= George Synge =

Bishop of Cloyne

George Synge (1594–1652) was Bishop of Cloyne from 1638 until his death in 1652.

==Life ==

He was the son of Richard Synge and Alice Rowley, daughter of Richard Rowley. A native of Bridgnorth, he was educated at Balliol College, Oxford. He came to Ireland as Chaplain to Christopher Hampton, Archbishop of Armagh and Vicar general of Armagh. Hampton thought very highly of him and recommended him for preferment, despite Synge's incurring the enmity of the formidable William Laud, with whom he clashed on the issue of private confession. He held incumbencies at Donoughmore, Loughgilly and Killary.
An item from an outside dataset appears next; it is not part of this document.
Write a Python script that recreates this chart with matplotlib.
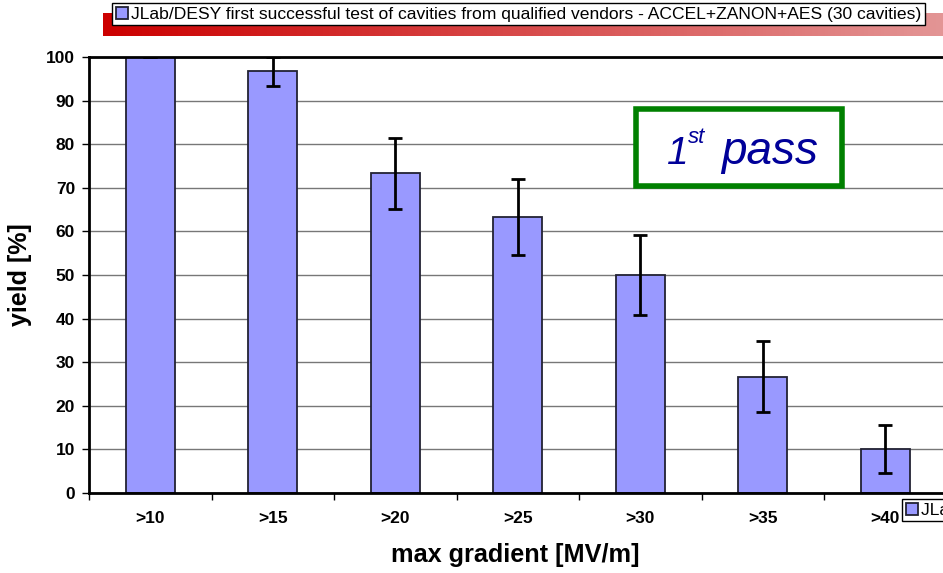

He was appointed Treasurer of Dromore Cathedral in 1834; and Dean in 1635, a post he held until his elevation to the episcopate in 1638.

On the outbreak of the Irish Rebellion of 1641, he fled for safety to Dublin. Tragedy struck the same year when several of his family perished in a shipwreck. He was sworn a member of the Privy Council of Ireland in 1644. In 1647 he was nominated as Archbishop of Tuam, but due to the state of civil war in Ireland, he was unable to gain possession of the Archdiocese. He retired to Bridgnorth and died there.

==Family ==
He married firstly Anne Edgeworth, daughter of Francis Edgeworth of Dublin, Clerk of the Crown and Hanaper, and niece of Edward Edgeworth, Bishop of Down and Connor. He married secondly Elizabeth Stephens, and had issue by both marriages, including Margaret (died 1641), who married Michael Boyle, Archbishop of Armagh. His younger brother Edward Synge was like George a bishop, as were his son and grandson, both also named Edward.